Wednesday, June 6, 2012

the death grip

sometimes the one thing that you hold onto is the same one thing that needs to be let go of.
sometimes we hold on so tight for so long that the actual fibers of our being have been conditioned to not let go.
so the process of said letting go may appear to be near impossible.
it may appear to be the hardest thing you have ever asked yourself to do.
it may seem like the end of life as you have known it.
slowly and very slowly, I tell you, one finger at a time, loosen the grip.
nothing held onto that tight can survive.
so my method at the moment is this. get upside down. let go.
release the death grip. give up on the promises. sometimes the best we can do is nothing.
release the idea that you have control over pretty much anything and everything in your life.
accept the unknowing omnipresence of the inevitable.
know that everything will get fucked up.
remember that a good cup of coffee can fix most things.
everything else needs scotch.
and whenever you feel alone, "take comfort in the fact that the ache in your soul and the confusion in your heart means that you are still alive still human and still open to all the beauties of the world though you have done nothing to deserve it." -Paul Harding


happy


I found this picture of me on Jennas hard drive, hiding somewhere between lost days alleyways. I can tell, because I know me really well, that I am happy. I am truly, purely, uninhibitedly happy. Somewhere in Los Angeles on a day we will never see again.

Tuesday, June 5, 2012

Venus

It's all happening right now. I tried to call my mother to see what all this means.

Sunday, June 3, 2012

Carole

Spending the morning in my life, stewing and brewing on the words of Carole King. I have a cup of hot coffee, the boys are talking surf, the cats are chasing eachother. It's June so the sun wont come out until three. It let's me feel like I can stay inside and work. The only way I can tell I'm growing and changing is by creating. I have to have albums and books written, blogs posted, countries visited. I can't see my own hair grow. I have started a new practice in this life of mine. An adjusting of sorts to my thought patterns. It reminds me of early morning meditation. The care at which I must carry my thoughts back to where I want them to be. Be gentle. Be patient. Be present. For now, I'm very here. Easy like a Sunday morning.

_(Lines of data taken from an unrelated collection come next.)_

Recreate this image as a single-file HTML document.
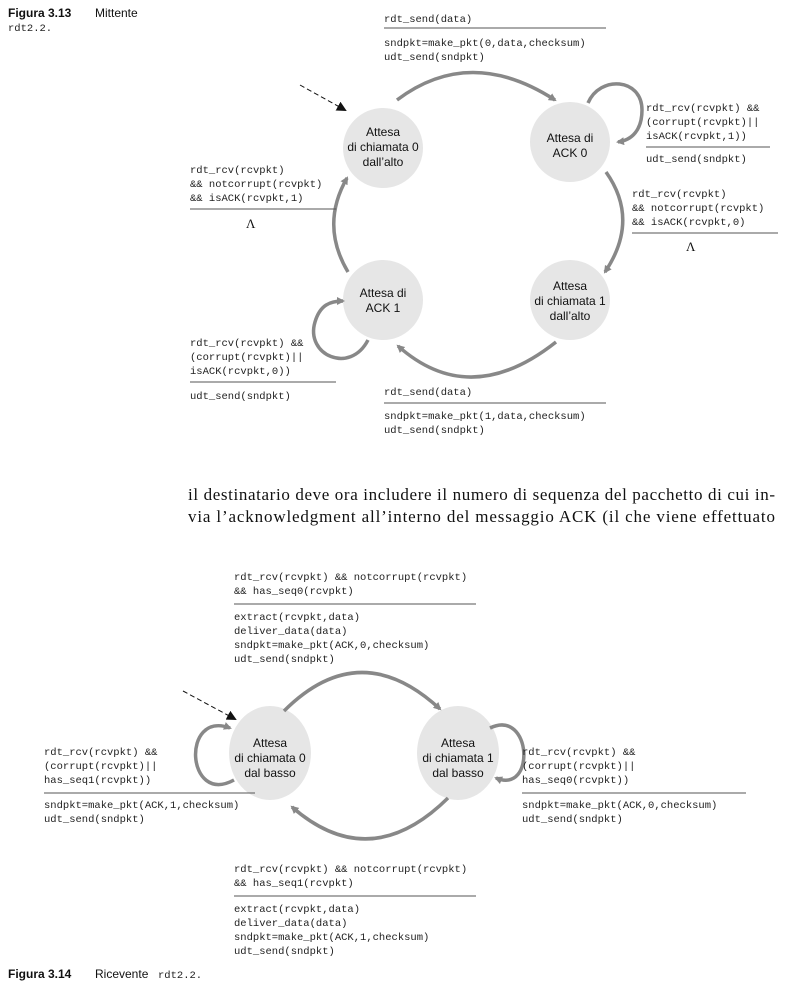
<!DOCTYPE html>
<html><head><meta charset="utf-8"><style>
html,body{margin:0;padding:0;background:#fff;}
svg text{font-family:"Liberation Mono",monospace;font-size:10.5px;fill:#222;}
svg .s{font-family:"Liberation Sans",sans-serif;font-size:12px;fill:#111;}
svg .p{font-family:"Liberation Serif",serif;font-size:17px;fill:#111;}
</style></head><body>
<svg width="792" height="987" viewBox="0 0 792 987" xmlns="http://www.w3.org/2000/svg">
<defs>
<marker id="a" markerWidth="8" markerHeight="8" refX="6" refY="4" orient="auto" markerUnits="userSpaceOnUse"><path d="M0,0 L8,4 L0,8 z" fill="#888"/></marker>
<marker id="d" markerWidth="10" markerHeight="10" refX="8" refY="5" orient="auto" markerUnits="userSpaceOnUse"><path d="M0,0 L10,5 L0,10 z" fill="#111"/></marker>
</defs>
<text class="s" x="8" y="17" style="font-weight:bold">Figura 3.13</text><text class="s" x="95" y="17">Mittente</text>
<text x="8" y="31">rdt2.2.</text>
<g fill="#e6e6e6">
<circle cx="383" cy="148" r="40"/><circle cx="570" cy="142" r="40"/>
<circle cx="570" cy="300" r="40"/><circle cx="383" cy="300" r="40"/>
<ellipse cx="270" cy="753" rx="41" ry="47"/><ellipse cx="458" cy="753" rx="41" ry="47"/>
</g>
<g class="s" text-anchor="middle">
<text class="s" x="383" y="136">Attesa</text><text class="s" x="383" y="151">di chiamata 0</text><text class="s" x="383" y="166">dall’alto</text>
<text class="s" x="570" y="142">Attesa di</text><text class="s" x="570" y="157">ACK 0</text>
<text class="s" x="570" y="290">Attesa</text><text class="s" x="570" y="305">di chiamata 1</text><text class="s" x="570" y="320">dall’alto</text>
<text class="s" x="383" y="297">Attesa di</text><text class="s" x="383" y="312">ACK 1</text>
<text class="s" x="270" y="747">Attesa</text><text class="s" x="270" y="762">di chiamata 0</text><text class="s" x="270" y="777">dal basso</text>
<text class="s" x="458" y="747">Attesa</text><text class="s" x="458" y="762">di chiamata 1</text><text class="s" x="458" y="777">dal basso</text>
</g>
<g fill="none" stroke="#888" stroke-width="3.5" marker-end="url(#a)">
<path d="M397,100 Q470,45 555,100"/>
<path d="M588,103 C600,75 642,78 642,110 C642,130 632,140 618,142"/>
<path d="M606,172 Q640,220 605,272"/>
<path d="M556,342 Q470,410 398,346"/>
<path d="M368,340 C350,375 305,355 315,322 C320,305 330,301 343,301"/>
<path d="M348,272 Q320,225 347,178"/>
<path d="M284,711 Q360,635 440,709"/>
<path d="M490,728 C532,708 536,795 496,778"/>
<path d="M234,780 C186,806 181,710 230,728"/>
<path d="M448,798 Q370,875 292,807"/>
</g>
<line x1="300" y1="85" x2="345" y2="110" stroke="#111" stroke-dasharray="5,3" stroke-width="1" marker-end="url(#d)"/>
<line x1="183" y1="691" x2="235" y2="719" stroke="#111" stroke-dasharray="5,3" stroke-width="1" marker-end="url(#d)"/>
<g stroke="#555" stroke-width="1">
<line x1="384" y1="28" x2="606" y2="28"/>
<line x1="646" y1="147" x2="770" y2="147"/>
<line x1="632" y1="233" x2="778" y2="233"/>
<line x1="190" y1="209" x2="336" y2="209"/>
<line x1="190" y1="382" x2="336" y2="382"/>
<line x1="384" y1="403" x2="606" y2="403"/>
<line x1="234" y1="604" x2="476" y2="604"/>
<line x1="44" y1="793" x2="255" y2="793"/>
<line x1="522" y1="793" x2="746" y2="793"/>
<line x1="234" y1="896" x2="476" y2="896"/>
</g>
<text x="384" y="22">rdt_send(data)</text>
<text x="384" y="46">sndpkt=make_pkt(0,data,checksum)</text><text x="384" y="60">udt_send(sndpkt)</text>
<text x="646" y="111">rdt_rcv(rcvpkt) &amp;&amp;</text><text x="646" y="125">(corrupt(rcvpkt)||</text><text x="646" y="139">isACK(rcvpkt,1))</text>
<text x="646" y="162">udt_send(sndpkt)</text>
<text x="632" y="197">rdt_rcv(rcvpkt)</text><text x="632" y="211">&amp;&amp; notcorrupt(rcvpkt)</text><text x="632" y="225">&amp;&amp; isACK(rcvpkt,0)</text>
<text class="p" x="686" y="251" style="font-size:13px">Λ</text>
<text x="190" y="173">rdt_rcv(rcvpkt)</text><text x="190" y="187">&amp;&amp; notcorrupt(rcvpkt)</text><text x="190" y="201">&amp;&amp; isACK(rcvpkt,1)</text>
<text class="p" x="246" y="228" style="font-size:13px">Λ</text>
<text x="190" y="346">rdt_rcv(rcvpkt) &amp;&amp;</text><text x="190" y="360">(corrupt(rcvpkt)||</text><text x="190" y="374">isACK(rcvpkt,0))</text>
<text x="190" y="399">udt_send(sndpkt)</text>
<text x="384" y="395">rdt_send(data)</text>
<text x="384" y="419">sndpkt=make_pkt(1,data,checksum)</text><text x="384" y="433">udt_send(sndpkt)</text>
<text class="p" x="188" y="500" textLength="587" lengthAdjust="spacing">il destinatario deve ora includere il numero di sequenza del pacchetto di cui in-</text>
<text class="p" x="188" y="522" textLength="587" lengthAdjust="spacing">via l’acknowledgment all’interno del messaggio ACK (il che viene effettuato</text>
<text x="234" y="580">rdt_rcv(rcvpkt) &amp;&amp; notcorrupt(rcvpkt)</text><text x="234" y="594">&amp;&amp; has_seq0(rcvpkt)</text>
<text x="234" y="620">extract(rcvpkt,data)</text><text x="234" y="634">deliver_data(data)</text><text x="234" y="648">sndpkt=make_pkt(ACK,0,checksum)</text><text x="234" y="662">udt_send(sndpkt)</text>
<text x="44" y="755">rdt_rcv(rcvpkt) &amp;&amp;</text><text x="44" y="769">(corrupt(rcvpkt)||</text><text x="44" y="783">has_seq1(rcvpkt))</text>
<text x="44" y="808">sndpkt=make_pkt(ACK,1,checksum)</text><text x="44" y="822">udt_send(sndpkt)</text>
<text x="522" y="755">rdt_rcv(rcvpkt) &amp;&amp;</text><text x="522" y="769">(corrupt(rcvpkt)||</text><text x="522" y="783">has_seq0(rcvpkt))</text>
<text x="522" y="808">sndpkt=make_pkt(ACK,0,checksum)</text><text x="522" y="822">udt_send(sndpkt)</text>
<text x="234" y="872">rdt_rcv(rcvpkt) &amp;&amp; notcorrupt(rcvpkt)</text><text x="234" y="886">&amp;&amp; has_seq1(rcvpkt)</text>
<text x="234" y="912">extract(rcvpkt,data)</text><text x="234" y="926">deliver_data(data)</text><text x="234" y="940">sndpkt=make_pkt(ACK,1,checksum)</text><text x="234" y="954">udt_send(sndpkt)</text>
<text class="s" x="8" y="978" style="font-weight:bold">Figura 3.14</text><text class="s" x="95" y="978">Ricevente</text><text x="158" y="978">rdt2.2.</text>
</svg>
</body></html>
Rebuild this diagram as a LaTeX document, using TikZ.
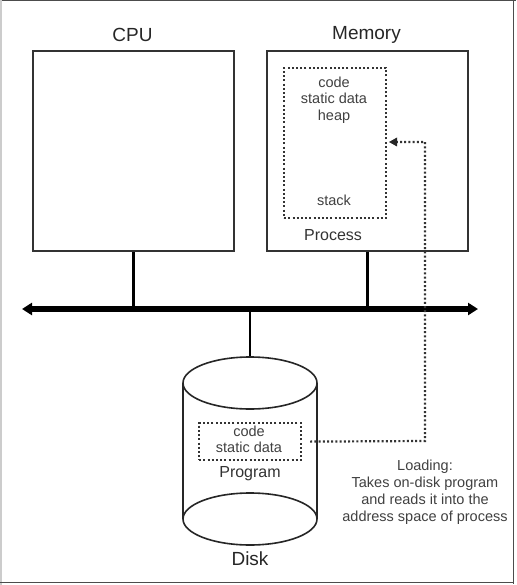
\documentclass[tikz,border=0pt]{standalone}
\usepackage{fontspec}
\setmainfont{Liberation Sans}
\usetikzlibrary{arrows.meta}
\begin{document}
\begin{tikzpicture}[x=1pt,y=-1pt,
  box/.style={draw=black!80, line width=1.8pt, inner sep=0pt},
  dotbox/.style={draw=black!80, line width=2.2pt, dash pattern=on 2pt off 2.2pt, inner sep=0pt},
  dotline/.style={draw=black!80, line width=2.2pt, dash pattern=on 2pt off 2.2pt},
  conn/.style={draw=black, line width=2.2pt},
  busline/.style={draw=black, line width=6pt, {Triangle[length=10pt,width=12pt]}-{Triangle[length=10pt,width=12pt]}},
  big/.style={text=black!85, inner sep=0pt, font=\fontsize{19}{19}\selectfont},
  mid/.style={text=black!80, inner sep=0pt, font=\fontsize{16}{16}\selectfont},
  small/.style={text=black!75, inner sep=0pt, font=\fontsize{14.5}{16.5}\selectfont, align=center},
  frame/.style={line width=1.2pt}
]
\useasboundingbox (0,0) rectangle (516,585);
% outer frame
\draw[frame, draw=black!70] (0,0.6) -- (516,0.6);
\draw[frame, draw=black!20] (1,0) -- (1,585);
\draw[frame, draw=black!70] (513.5,0) -- (513.5,583.5);
\draw[frame, draw=black!70] (0,582.8) -- (514,582.8);

% CPU and Memory boxes
\node[box, anchor=north west, minimum width=201pt, minimum height=200pt] (cpu) at (32,50) {};
\node[box, anchor=north west, minimum width=201pt, minimum height=200pt] (mem) at (266,50) {};
\node[big] (cpulbl) at (132.5,35) {CPU};
\node[big] (memlbl) at (366.5,35) {Memory};

% Process dotted box
\node[dotbox, anchor=north west, minimum width=102pt, minimum height=150pt] (proc) at (283,67) {};
\node[small] (pcode) at (334,100) {code\\static data\\heap};
\node[small, anchor=center] (pstack) at (334,200) {stack};
\node[mid] (proclbl) at (333,235) {Process};
\coordinate (tip) at (389,142);

% Bus
\coordinate (busL) at (22,309);
\coordinate (busR) at (478,309);
\draw[busline] (busL) -- (busR);
\draw[conn] (cpu.south) -- (cpu.south |- busL);
\draw[conn] (mem.south) -- (mem.south |- busL);

% Disk cylinder
\coordinate (disktop) at (250,357);
\draw[conn] (disktop |- busL) -- (disktop);
\draw[draw=black!85, line width=1.6pt, fill=white] (250,519) ellipse [x radius=67, y radius=26];
\draw[draw=black!85, line width=1.6pt] (183,383) -- (183,519);
\draw[draw=black!85, line width=1.6pt] (317,383) -- (317,519);
\draw[draw=black!85, line width=1.6pt] (250,383) ellipse [x radius=67, y radius=26];
\node[big] (disklbl) at (250,559) {Disk};

% Program dotted box
\node[dotbox, anchor=north west, minimum width=102pt, minimum height=37pt] (prog) at (198,422) {};
\node[small] (gcode) at (249,439.5) {code\\static data};
\node[mid] (proglbl) at (250,474) {Program};

% Loading dotted arrow
\coordinate (corner1) at (425,441);
\coordinate (corner2) at (425,142);
\draw[dotline] ([xshift=8pt]prog.east) -- (corner1) -- (corner2) -- ([xshift=6pt]tip);
\fill[black!85] (tip) -- ++(8,-4.5) -- ++(0,9) -- cycle;

\node[small, font=\fontsize{14.5}{17}\selectfont] (loadlbl) at (425,492) {Loading:\\Takes on-disk program\\and reads it into the\\address space of process};
\end{tikzpicture}
\end{document}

Published with Blogger-droid v2.0.4

Friday, June 1, 2012

on the words

It has a lot to do with the heart beat when it doesn't match the brain. I get confused. I get flustered. I get impatient with myself. The sun was going down and catching my eyes and I had a very distinct feeling that it was one of those moments. The last of something you once held sacred and dear. Give it it's proper blessing, send it on it's way. The words were getting stuck on my tongue, but I knew they were there. Learning so much this week. I can't remember everything they say. Even when I know it's important. All the moments just blur together. Big conversations and cups of coffee. This strange feeling hanging on my wrists asking me if this is right, is this the way it is supposed to be. We'll never know unless we try. Choose that which makes it easiest to be happy. You cannot change the way you feel but you can change the way you react to those feelings. Make choices. Make the good hard choices. Grow. Be great. Let go.

half

this year is half over today.
it all depends on how you see that glass as empty or full.
one of those never ending never right or wrong kind of stand points in life.
today is the perfect day to ask yourself.
are you who you wanted to be this year?
are you moving and growing and changing in all those ways you asked yourself to at the new year?
it's half over.
have you checked anything off that list?
are you lying to yourself.
say you'll do it next week.
start today. it's your halfway, second chance, recommit.